- Exercise
Copy exactly the lines from the one containing "The picture is" through the one containing "edgecolor='white', linewidth=0.3, zorder=2)", both included, and nothing else.

--------------------------------

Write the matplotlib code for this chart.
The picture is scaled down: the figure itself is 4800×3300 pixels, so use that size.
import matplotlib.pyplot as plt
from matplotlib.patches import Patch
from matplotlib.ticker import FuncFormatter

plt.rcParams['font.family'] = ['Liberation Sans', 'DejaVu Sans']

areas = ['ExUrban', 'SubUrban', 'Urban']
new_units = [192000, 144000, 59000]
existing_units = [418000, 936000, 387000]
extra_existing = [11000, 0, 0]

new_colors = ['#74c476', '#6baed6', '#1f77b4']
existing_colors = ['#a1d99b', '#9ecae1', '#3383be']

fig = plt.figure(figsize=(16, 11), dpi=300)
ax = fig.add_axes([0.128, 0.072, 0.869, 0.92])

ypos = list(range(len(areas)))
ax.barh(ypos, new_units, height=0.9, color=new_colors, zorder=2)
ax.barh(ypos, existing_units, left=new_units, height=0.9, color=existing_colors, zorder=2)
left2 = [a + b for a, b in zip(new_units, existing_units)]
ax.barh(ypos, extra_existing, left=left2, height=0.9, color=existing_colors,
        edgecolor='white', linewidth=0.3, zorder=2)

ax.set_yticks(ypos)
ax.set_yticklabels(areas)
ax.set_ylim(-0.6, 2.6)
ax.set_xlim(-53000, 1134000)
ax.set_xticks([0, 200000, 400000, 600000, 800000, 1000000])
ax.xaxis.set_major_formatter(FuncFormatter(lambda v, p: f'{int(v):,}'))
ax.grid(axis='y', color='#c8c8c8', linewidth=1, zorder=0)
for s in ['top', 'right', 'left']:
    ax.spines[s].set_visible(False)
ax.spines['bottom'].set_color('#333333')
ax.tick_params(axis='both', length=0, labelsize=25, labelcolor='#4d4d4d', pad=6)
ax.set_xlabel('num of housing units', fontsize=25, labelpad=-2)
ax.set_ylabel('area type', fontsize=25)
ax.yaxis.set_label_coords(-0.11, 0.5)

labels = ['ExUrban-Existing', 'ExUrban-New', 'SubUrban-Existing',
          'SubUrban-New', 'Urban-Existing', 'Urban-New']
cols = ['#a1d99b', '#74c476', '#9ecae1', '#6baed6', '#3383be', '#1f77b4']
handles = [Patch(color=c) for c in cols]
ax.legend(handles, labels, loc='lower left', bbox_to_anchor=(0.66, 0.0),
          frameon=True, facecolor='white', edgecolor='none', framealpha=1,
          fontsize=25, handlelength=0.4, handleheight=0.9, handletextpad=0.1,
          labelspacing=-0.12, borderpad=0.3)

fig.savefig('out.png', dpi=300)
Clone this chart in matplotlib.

--------------------------------

- Result of the task
The picture is scaled down: the figure itself is 4800×3300 pixels, so use that size.
import matplotlib.pyplot as plt
from matplotlib.patches import Patch
from matplotlib.ticker import FuncFormatter

plt.rcParams['font.family'] = ['Liberation Sans', 'DejaVu Sans']

areas = ['ExUrban', 'SubUrban', 'Urban']
new_units = [192000, 144000, 59000]
existing_units = [418000, 936000, 387000]
extra_existing = [11000, 0, 0]

new_colors = ['#74c476', '#6baed6', '#1f77b4']
existing_colors = ['#a1d99b', '#9ecae1', '#3383be']

fig = plt.figure(figsize=(16, 11), dpi=300)
ax = fig.add_axes([0.128, 0.072, 0.869, 0.92])

ypos = list(range(len(areas)))
ax.barh(ypos, new_units, height=0.9, color=new_colors, zorder=2)
ax.barh(ypos, existing_units, left=new_units, height=0.9, color=existing_colors, zorder=2)
left2 = [a + b for a, b in zip(new_units, existing_units)]
ax.barh(ypos, extra_existing, left=left2, height=0.9, color=existing_colors,
        edgecolor='white', linewidth=0.3, zorder=2)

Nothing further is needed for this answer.